• Stated task: Pull out every line below containing the word "picture".

#### Dataset records ####

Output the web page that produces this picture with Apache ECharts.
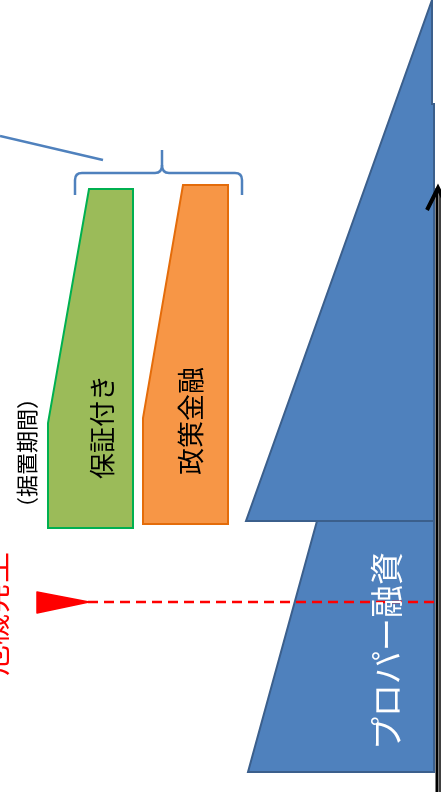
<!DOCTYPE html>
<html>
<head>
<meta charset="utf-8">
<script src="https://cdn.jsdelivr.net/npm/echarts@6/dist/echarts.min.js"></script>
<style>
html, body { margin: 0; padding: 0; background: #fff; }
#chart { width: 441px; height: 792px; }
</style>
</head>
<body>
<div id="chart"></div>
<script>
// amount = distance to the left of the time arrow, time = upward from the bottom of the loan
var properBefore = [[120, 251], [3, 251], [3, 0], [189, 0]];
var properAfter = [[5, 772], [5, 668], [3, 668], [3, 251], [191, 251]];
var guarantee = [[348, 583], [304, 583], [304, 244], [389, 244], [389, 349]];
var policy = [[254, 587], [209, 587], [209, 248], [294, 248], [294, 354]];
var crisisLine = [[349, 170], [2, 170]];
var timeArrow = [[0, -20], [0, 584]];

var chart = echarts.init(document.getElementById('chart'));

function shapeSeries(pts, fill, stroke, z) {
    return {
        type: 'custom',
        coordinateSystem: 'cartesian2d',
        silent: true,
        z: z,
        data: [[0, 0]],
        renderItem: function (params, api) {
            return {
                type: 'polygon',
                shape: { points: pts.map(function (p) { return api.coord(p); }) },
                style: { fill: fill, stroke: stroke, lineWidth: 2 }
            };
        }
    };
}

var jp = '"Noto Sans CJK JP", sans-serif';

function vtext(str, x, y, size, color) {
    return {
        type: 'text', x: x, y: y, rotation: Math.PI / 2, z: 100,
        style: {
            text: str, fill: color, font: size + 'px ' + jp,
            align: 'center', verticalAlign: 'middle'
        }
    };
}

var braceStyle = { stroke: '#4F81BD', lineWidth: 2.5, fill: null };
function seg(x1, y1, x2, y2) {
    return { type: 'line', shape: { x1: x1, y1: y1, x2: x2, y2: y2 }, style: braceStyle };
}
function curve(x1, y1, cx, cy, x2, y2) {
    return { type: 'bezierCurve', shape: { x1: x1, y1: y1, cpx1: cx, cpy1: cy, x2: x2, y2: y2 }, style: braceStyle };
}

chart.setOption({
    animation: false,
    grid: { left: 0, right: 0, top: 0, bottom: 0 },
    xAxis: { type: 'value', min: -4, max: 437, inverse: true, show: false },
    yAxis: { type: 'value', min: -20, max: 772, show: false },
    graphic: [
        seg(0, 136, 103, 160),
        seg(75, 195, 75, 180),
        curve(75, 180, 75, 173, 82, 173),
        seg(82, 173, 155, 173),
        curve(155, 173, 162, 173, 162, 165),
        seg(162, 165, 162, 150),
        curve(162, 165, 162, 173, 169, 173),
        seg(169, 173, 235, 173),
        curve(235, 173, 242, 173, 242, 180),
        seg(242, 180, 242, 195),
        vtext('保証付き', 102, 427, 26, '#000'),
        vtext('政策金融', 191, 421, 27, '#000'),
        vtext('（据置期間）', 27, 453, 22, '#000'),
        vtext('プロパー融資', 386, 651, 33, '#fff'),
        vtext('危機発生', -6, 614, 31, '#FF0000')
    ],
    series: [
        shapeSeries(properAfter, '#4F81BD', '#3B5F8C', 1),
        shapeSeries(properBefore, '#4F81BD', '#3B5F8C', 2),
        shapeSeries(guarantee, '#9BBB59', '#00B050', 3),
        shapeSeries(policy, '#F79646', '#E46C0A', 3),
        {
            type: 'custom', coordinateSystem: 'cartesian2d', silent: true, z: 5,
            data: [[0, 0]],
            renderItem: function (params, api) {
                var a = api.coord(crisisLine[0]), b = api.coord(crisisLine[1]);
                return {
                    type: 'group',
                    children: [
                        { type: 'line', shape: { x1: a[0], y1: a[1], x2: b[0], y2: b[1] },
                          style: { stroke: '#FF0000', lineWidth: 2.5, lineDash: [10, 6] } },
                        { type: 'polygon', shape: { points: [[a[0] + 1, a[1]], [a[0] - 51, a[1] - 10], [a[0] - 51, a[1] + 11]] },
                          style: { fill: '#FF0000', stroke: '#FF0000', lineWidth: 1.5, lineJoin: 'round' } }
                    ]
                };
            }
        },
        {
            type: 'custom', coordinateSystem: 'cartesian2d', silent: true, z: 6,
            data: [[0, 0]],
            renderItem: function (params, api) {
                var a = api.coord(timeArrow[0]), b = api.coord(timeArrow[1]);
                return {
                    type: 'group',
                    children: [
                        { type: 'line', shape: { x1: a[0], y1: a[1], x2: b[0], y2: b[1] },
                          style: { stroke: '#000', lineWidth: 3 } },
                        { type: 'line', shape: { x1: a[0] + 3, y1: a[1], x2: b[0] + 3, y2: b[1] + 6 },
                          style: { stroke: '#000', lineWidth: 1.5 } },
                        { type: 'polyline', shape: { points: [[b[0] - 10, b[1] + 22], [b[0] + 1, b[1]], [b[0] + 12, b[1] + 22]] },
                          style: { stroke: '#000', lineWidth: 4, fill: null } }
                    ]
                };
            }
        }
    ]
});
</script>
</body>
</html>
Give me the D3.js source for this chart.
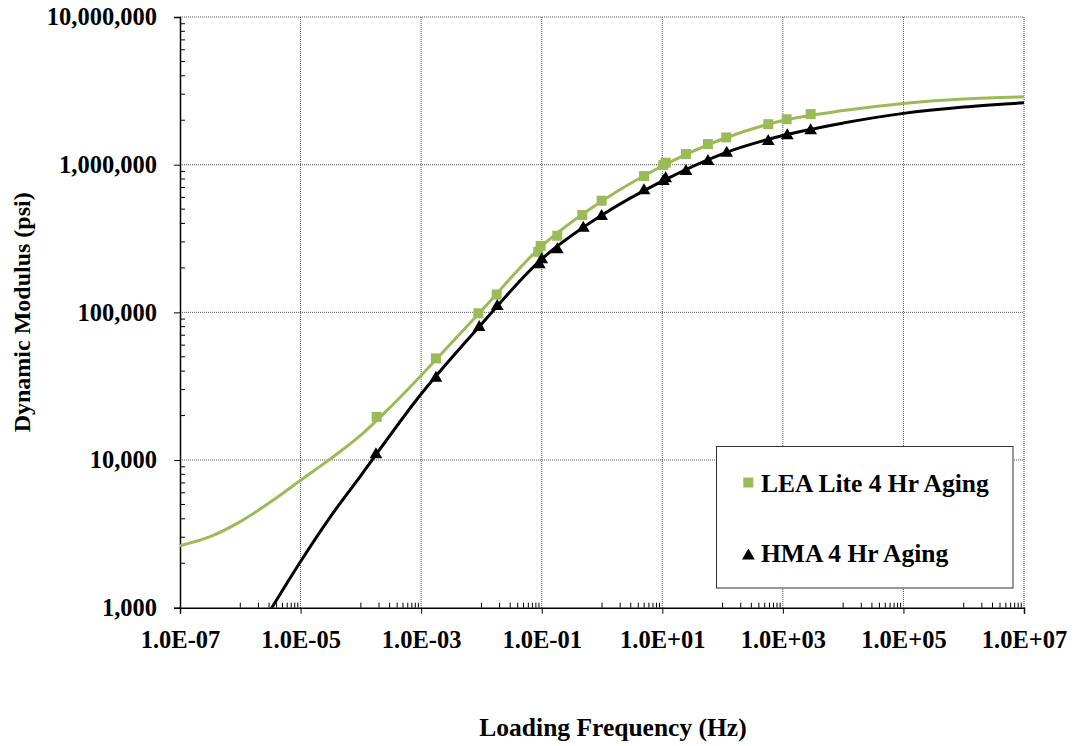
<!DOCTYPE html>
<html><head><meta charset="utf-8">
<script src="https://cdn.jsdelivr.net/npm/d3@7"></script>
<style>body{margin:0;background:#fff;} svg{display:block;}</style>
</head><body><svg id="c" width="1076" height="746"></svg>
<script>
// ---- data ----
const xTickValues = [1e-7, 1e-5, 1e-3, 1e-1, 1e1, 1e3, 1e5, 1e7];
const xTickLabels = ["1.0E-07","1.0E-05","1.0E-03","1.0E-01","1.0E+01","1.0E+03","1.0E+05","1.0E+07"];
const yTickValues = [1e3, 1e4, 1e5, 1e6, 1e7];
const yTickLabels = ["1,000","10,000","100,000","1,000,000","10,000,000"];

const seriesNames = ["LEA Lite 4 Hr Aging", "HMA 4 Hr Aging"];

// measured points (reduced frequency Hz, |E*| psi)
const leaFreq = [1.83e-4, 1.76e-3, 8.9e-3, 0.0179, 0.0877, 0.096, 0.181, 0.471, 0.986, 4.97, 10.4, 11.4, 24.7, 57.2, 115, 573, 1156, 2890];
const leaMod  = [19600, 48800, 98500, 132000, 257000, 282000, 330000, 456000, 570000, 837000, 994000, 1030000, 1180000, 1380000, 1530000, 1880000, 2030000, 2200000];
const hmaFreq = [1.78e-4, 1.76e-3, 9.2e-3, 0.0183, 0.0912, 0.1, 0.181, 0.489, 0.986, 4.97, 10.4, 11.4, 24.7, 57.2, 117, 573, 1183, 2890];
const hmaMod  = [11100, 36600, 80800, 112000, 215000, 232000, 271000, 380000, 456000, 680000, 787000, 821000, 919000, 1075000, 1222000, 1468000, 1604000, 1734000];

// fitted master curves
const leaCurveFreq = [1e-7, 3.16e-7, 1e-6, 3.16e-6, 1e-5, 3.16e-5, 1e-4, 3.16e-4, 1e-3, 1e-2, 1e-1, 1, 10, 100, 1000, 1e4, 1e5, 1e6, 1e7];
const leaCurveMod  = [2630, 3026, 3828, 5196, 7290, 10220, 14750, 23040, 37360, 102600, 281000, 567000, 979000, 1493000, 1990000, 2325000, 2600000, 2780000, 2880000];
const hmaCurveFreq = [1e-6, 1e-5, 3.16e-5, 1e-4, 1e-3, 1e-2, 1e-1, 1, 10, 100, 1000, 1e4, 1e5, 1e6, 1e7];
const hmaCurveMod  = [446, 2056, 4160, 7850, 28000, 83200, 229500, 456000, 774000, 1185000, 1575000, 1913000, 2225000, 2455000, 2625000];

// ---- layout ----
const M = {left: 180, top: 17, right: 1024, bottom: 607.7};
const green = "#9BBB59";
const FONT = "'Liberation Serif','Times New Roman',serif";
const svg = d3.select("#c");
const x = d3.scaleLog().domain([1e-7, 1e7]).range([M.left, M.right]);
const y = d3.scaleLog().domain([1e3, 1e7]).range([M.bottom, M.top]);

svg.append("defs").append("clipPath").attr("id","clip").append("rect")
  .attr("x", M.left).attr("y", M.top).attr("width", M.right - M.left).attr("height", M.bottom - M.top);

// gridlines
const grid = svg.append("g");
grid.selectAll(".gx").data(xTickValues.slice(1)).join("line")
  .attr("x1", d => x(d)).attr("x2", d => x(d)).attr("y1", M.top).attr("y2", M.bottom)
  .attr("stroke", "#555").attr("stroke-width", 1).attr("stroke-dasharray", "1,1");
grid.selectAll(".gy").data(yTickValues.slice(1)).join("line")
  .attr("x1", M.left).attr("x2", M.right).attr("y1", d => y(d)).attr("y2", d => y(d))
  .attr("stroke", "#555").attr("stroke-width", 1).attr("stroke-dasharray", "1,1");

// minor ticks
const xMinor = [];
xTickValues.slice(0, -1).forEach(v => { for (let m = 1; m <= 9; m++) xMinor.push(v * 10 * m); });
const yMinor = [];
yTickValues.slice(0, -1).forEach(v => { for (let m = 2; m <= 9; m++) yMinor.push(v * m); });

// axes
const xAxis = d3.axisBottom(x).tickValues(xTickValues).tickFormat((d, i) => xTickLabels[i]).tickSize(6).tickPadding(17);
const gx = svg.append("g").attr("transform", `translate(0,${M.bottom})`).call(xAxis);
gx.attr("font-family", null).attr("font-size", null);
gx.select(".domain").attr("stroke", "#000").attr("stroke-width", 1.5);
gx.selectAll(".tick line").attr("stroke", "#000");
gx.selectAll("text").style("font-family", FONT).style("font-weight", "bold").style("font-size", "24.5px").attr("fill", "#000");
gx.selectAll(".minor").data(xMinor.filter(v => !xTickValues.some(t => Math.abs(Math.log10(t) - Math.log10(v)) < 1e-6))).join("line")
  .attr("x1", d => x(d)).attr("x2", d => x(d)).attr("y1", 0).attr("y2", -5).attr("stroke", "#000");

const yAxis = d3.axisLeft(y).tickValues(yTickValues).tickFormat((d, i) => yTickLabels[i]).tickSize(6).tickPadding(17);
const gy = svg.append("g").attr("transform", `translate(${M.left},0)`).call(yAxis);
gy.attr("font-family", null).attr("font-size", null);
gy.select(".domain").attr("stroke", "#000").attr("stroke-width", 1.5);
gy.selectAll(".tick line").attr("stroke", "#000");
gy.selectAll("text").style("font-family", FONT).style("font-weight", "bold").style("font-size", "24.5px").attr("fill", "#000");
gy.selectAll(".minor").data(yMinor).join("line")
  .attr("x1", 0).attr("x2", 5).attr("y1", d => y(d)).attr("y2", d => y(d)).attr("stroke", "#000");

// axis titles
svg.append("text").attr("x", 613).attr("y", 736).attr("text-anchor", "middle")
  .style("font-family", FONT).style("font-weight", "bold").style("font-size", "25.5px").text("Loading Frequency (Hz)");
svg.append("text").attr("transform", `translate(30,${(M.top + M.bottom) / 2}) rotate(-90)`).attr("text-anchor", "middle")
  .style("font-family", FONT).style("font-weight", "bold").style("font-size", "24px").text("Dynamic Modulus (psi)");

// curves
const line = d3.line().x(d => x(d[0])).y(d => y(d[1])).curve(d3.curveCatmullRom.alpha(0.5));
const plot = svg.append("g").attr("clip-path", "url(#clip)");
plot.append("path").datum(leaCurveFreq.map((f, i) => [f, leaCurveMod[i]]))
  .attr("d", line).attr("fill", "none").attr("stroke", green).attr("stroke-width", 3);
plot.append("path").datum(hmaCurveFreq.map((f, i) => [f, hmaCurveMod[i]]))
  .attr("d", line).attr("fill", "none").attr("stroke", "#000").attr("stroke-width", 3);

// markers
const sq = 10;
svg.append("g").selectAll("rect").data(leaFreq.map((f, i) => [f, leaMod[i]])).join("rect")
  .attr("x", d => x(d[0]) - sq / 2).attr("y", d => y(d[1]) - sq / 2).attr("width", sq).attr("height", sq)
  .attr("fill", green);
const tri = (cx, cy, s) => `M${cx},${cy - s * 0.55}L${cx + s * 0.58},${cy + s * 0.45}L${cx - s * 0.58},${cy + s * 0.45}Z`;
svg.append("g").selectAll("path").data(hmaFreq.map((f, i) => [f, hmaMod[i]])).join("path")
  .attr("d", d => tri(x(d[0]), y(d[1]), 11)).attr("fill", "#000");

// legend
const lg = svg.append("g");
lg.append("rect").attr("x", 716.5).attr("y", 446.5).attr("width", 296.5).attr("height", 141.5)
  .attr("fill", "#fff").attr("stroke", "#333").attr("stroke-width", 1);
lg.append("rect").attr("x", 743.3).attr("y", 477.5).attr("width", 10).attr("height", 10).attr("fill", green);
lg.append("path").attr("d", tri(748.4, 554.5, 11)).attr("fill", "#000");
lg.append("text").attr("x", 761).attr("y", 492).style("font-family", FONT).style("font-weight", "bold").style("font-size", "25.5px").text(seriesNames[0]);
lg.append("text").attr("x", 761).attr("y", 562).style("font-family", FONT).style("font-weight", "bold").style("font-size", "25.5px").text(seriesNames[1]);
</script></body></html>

####

• Expected answer:
Output the web page that produces this picture with Apache ECharts.

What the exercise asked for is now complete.